Talgo unveiled one of its high speed coaches in Kincardine as it reaffirmed its commitment to bringing 1,000 jobs to Fife.
The Spanish engineering firm has struck an agreement with Scottish Enterprise and Transport Scotland to transform the former Longannet Power Station site near Kincardine into a manufacturing hub for high speed trains.
Talgo bosses, including the firm’s president Carlos de Palacio, arrived in Kincardine this week and a train carriage was parked outside the community centre to show residents what could soon be built on their doorstep.
Talgo UK managing director Jon Veitch said: “This is a special day for Talgo, to actually show the commitment to Kincardine and the local community, the schools, the colleges, all the people that are going to support us over the longer term, by actually bringing one of the high speed coaches to Scotland and Kincardine so people can see the Talgo technology first hand.”
Local politicians including the co-leaders of Fife Council, Labour’s David Ross and the SNP’s David Alexander, turned up, along with Douglas Chapman MP and Shirley-Anne Somerville MSP of the SNP.
Schoolchildren were brought in groups to the community centre to hear about the project while local traders had the chance to meet Talgo management to discuss supply chain opportunities.
It has been estimated that as many as 5,000 indirect jobs could be created by the factory.
Outline planning permission for the redevelopment of the Longannet site was granted in December and it is hoped work on the first trains could start next year, pending announcements about contracts.
Talgo is currently bidding for work on the UK Government’s multi-billion pound HS2 project.
However, the firm has said the success of the Fife manufacturing base does not depend on any HS2 deal, with a wealth of potential export opportunities.
Mr de Palacio said: “Our intention is to open a real factory, which manufactures, not only assembles.
“We visited different places in the whole of the UK but this was the best for a number of reasons. There are good communications by railway, by road, by sea and by air. It’s between Edinburgh and Glasgow and has the infrastructure that we need.”

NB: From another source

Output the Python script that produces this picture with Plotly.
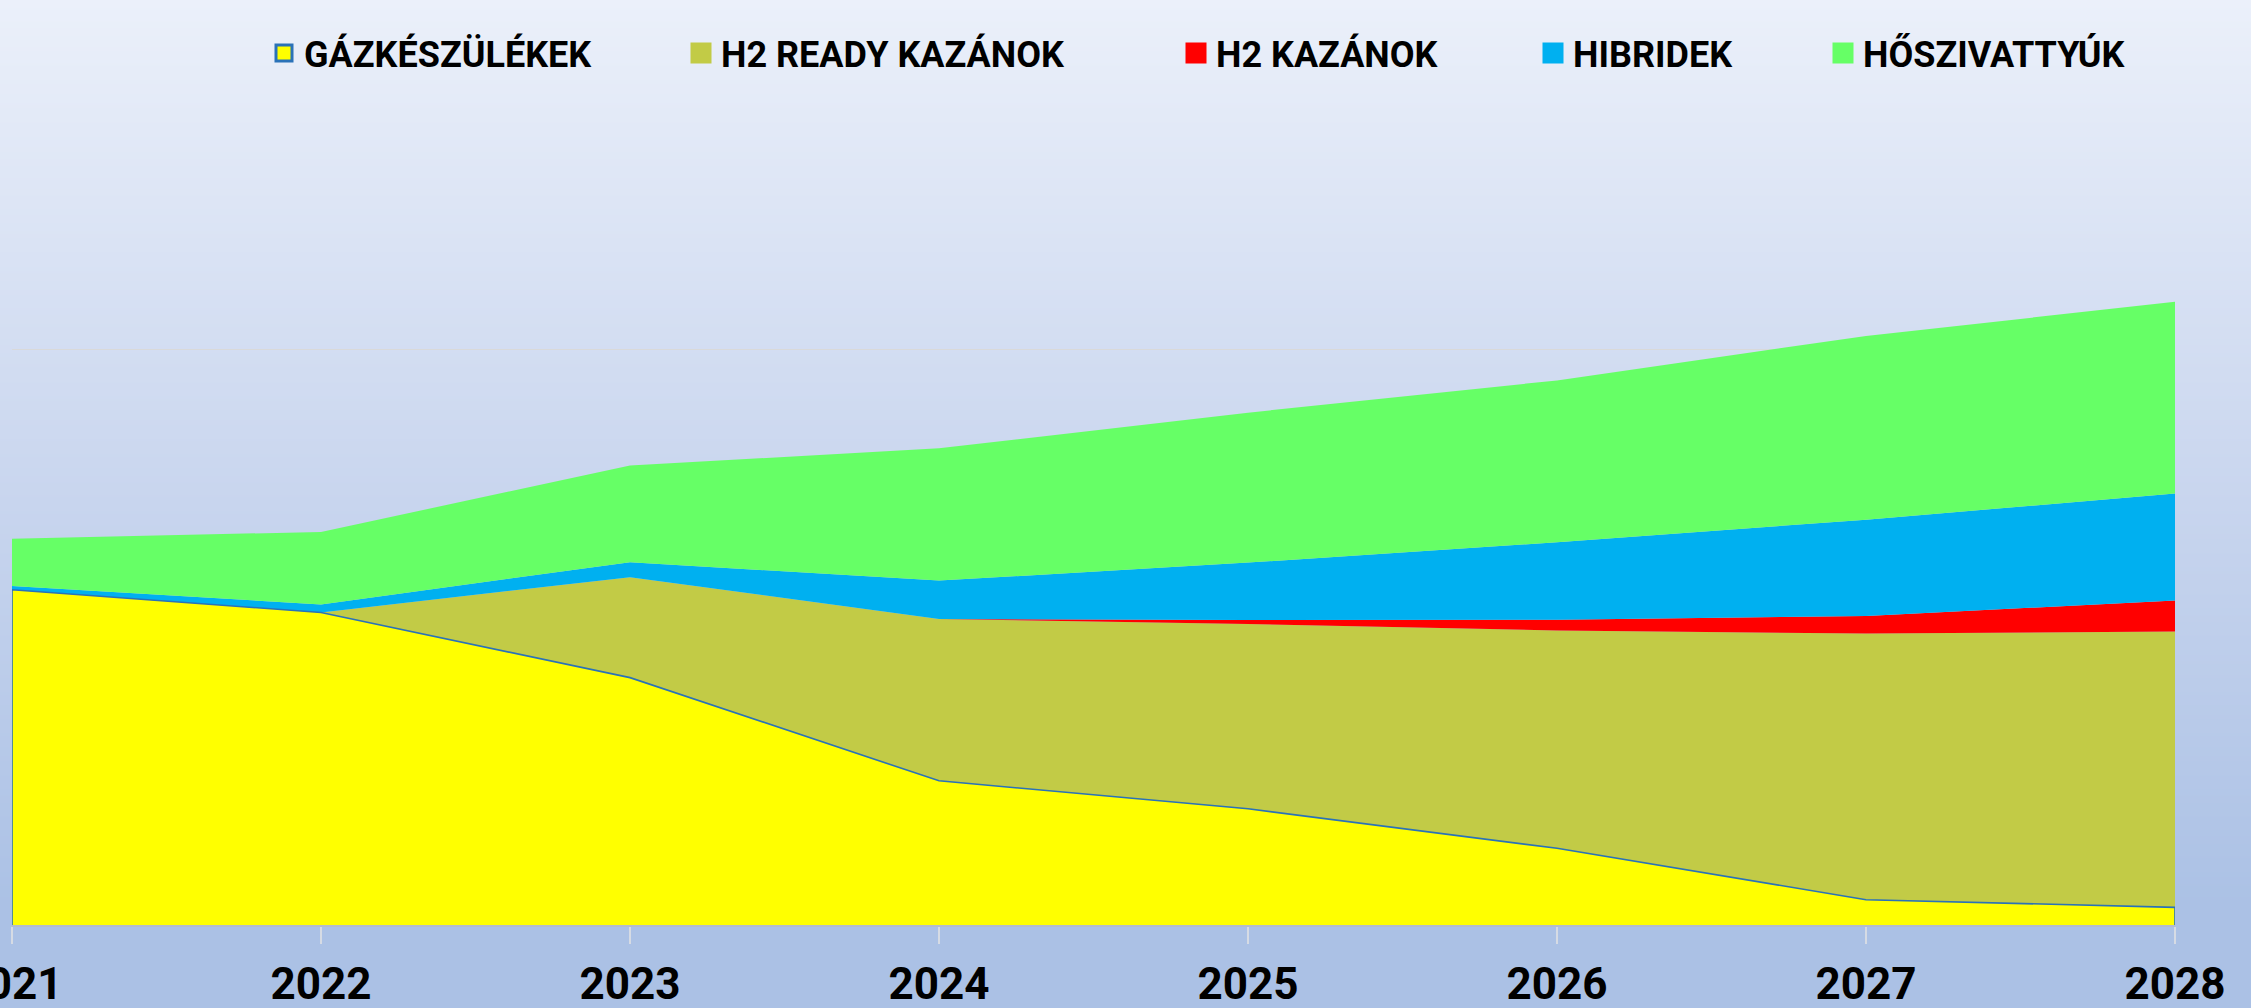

The area has been hammered by job losses over the years, historically with the decline of the coal mining industry and the closure of Longannet Power Station in 2016.
Mr Chapman said Talgo’s commitment to Kincardine was “the kind of news that we all need”.
He added: “We’re moving from old technologies using coal to new technologies that will be lower carbon, by supplying trains not just in the bid for HS2 but across the world.
“I think it will pick up the whole community.”
Ms Somerville added: “There’s a real opportunity for west Fife and for Scotland to play a leading role in the rail industry.
“This isn’t just an assembly line, it’s much, much more than that.
“I have a lot of hope that this will actually be real delivery of high quality manufacturing jobs in west Fife.”